Perhaps I'm a complete ignoramus, but what makes that photograph special (i.e., price). Seems quite mundane actually. But then again, I never sold a photograph for over a thousand dollars.
Personally, I couldn't begin to explain what the buyer was thinking when he paid over $4 million for that particular photograph.
Ok, I guess I'll take a stab at it anyway...
The answer, IMHO, goes to the what Andy Warhol and Andreas Gursky have in common. Warhol understood, perhaps better than anyone before him, the power of pop culture and its ability to elevate the mundane. His entire life was a continuous act of performance art. He understood that by creating a
persona, he was creating art.
Gursky, while far less flamboyant, has been elevated by something similar to the pop culture that elevated Warhol.

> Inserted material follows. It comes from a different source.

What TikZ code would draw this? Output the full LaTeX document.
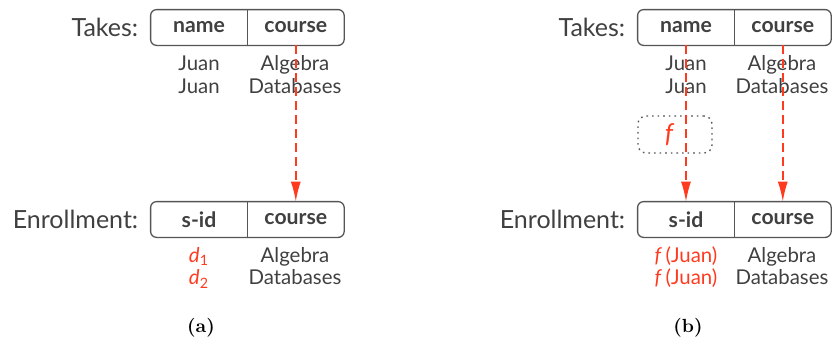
\documentclass[tikz,border=0pt]{standalone}
\usepackage{fontspec}
\newfontfamily\lato{Lato}
\usetikzlibrary{positioning, arrows.meta}
\usepackage{xcolor}

\definecolor{mapred}{RGB}{255,59,31}
\definecolor{txtgray}{RGB}{64,64,64}
\definecolor{boxgray}{RGB}{85,85,85}

\tikzset{
  hdr/.style={minimum width=48pt, minimum height=17.5pt, inner sep=0pt,
    font=\lato\bfseries\fontsize{10.6}{12}\selectfont, text=txtgray},
  cell/.style={anchor=base, inner sep=0pt,
    font=\lato\fontsize{10.2}{12}\selectfont, text=txtgray},
  lbl/.style={inner sep=0pt, font=\lato\fontsize{12.5}{14}\selectfont, text=txtgray},
  tbl/.style={draw=boxgray, line width=0.65pt, rounded corners=3pt},
  mapto/.style={draw=mapred, line width=0.75pt, dash pattern=on 4.5pt off 2.5pt,
    -{Latex[length=10pt,width=5pt]}},
  fbox/.style={draw=boxgray, dash pattern=on 0.8pt off 2pt, line width=0.7pt,
    rounded corners=4pt, minimum width=37pt, minimum height=18.5pt, inner sep=0pt,
    font=\lato\itshape\fontsize{13}{14}\selectfont, text=mapred},
  capt/.style={inner sep=0pt, text=black, font=\bfseries\fontsize{9.5}{11}\selectfont}
}

\begin{document}
\begin{tikzpicture}[x=0.5pt, y=-0.5pt]
    % Paramètres (en pixels)
    \def\rowA{70}    % premiere ligne sous Takes
    \def\rowB{93}    % deuxieme ligne sous Takes
    \def\rowC{262}   % premiere ligne sous Enrollment
    \def\rowD{285}   % deuxieme ligne sous Enrollment

    \useasboundingbox (0,0) rectangle (832,337);

    % Les deux sous-figures (a) et (b)
    \foreach \dx/\p in {0/a, 487/b} {
        % Table Takes
        \node[hdr] (takes-name-\p) at (199+\dx, 27.5) {name};
        \node[hdr, right=0pt of takes-name-\p] (takes-course-\p) {course};
        \draw[tbl] (takes-name-\p.north west) rectangle (takes-course-\p.south east);
        \draw[tbl] (takes-name-\p.north east) -- (takes-name-\p.south east);
        \node[lbl, left=6pt of takes-name-\p] (takes-lbl-\p) {Takes:};

        % Table Enrollment
        \node[hdr] (enr-sid-\p) at (199+\dx, 219.5) {s-id};
        \node[hdr, right=0pt of enr-sid-\p] (enr-course-\p) {course};
        \draw[tbl] (enr-sid-\p.north west) rectangle (enr-course-\p.south east);
        \draw[tbl] (enr-sid-\p.north east) -- (enr-sid-\p.south east);
        \node[lbl, left=6pt of enr-sid-\p] (enr-lbl-\p) {Enrollment:};

        % Colonne course
        \node[cell] (takes-c1-\p) at (295+\dx, \rowA) {Algebra};
        \node[cell] (takes-c2-\p) at (295+\dx, \rowB) {Databases};
        \node[cell] (enr-c1-\p) at (295+\dx, \rowC) {Algebra};
        \node[cell] (enr-c2-\p) at (295+\dx, \rowD) {Databases};

        % Fleche course -> course
        \draw[mapto] (takes-course-\p.south) -- (enr-course-\p.north);

        % Legende
        \node[capt] (capt-\p) at (201+\dx, 328) {(\p)};
    }

    % Colonne name, sous-figure (a)
    \node[cell] (takes-n1-a) at (199, \rowA) {Juan};
    \node[cell] (takes-n2-a) at (199, \rowB) {Juan};
    \node[cell, text=mapred] (enr-s1-a) at (199, \rowC) {\textit{d}\textsubscript{1}};
    \node[cell, text=mapred] (enr-s2-a) at (199, \rowD) {\textit{d}\textsubscript{2}};

    % Colonne name, sous-figure (b)
    \node[cell] (takes-n1-b) at (686, \rowA) {Juan};
    \node[cell] (takes-n2-b) at (686, \rowB) {Juan};
    \node[cell, text=mapred] (enr-s1-b) at (686, \rowC) {\textit{f}\,(Juan)};
    \node[cell, text=mapred] (enr-s2-b) at (686, \rowD) {\textit{f}\,(Juan)};

    % Fonction f
    \node[fbox] (fun-b) at (675, 134.5) {f\hspace*{6pt}};
    \draw[mapto] (takes-name-b.south) -- (enr-sid-b.north);

\end{tikzpicture}
\end{document}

Rhine II, produced by anyone else, would not stand out. But by the time Gursky produced it, he had already established a reputation in the modern art community, and it all just sort of metastasized from there.
One thing that helps
Rhine II stand out is that the print is simply enormous: Roughly 6' x 13'. The pure scale of the print helps establish exclusivity, since to reproduce it would be quite an undertaking.
I'm curious how it was produced. It is described as a "chromogenic colour print" mounted on acrylic glass. How does one go about creating a chromogenic print of that size?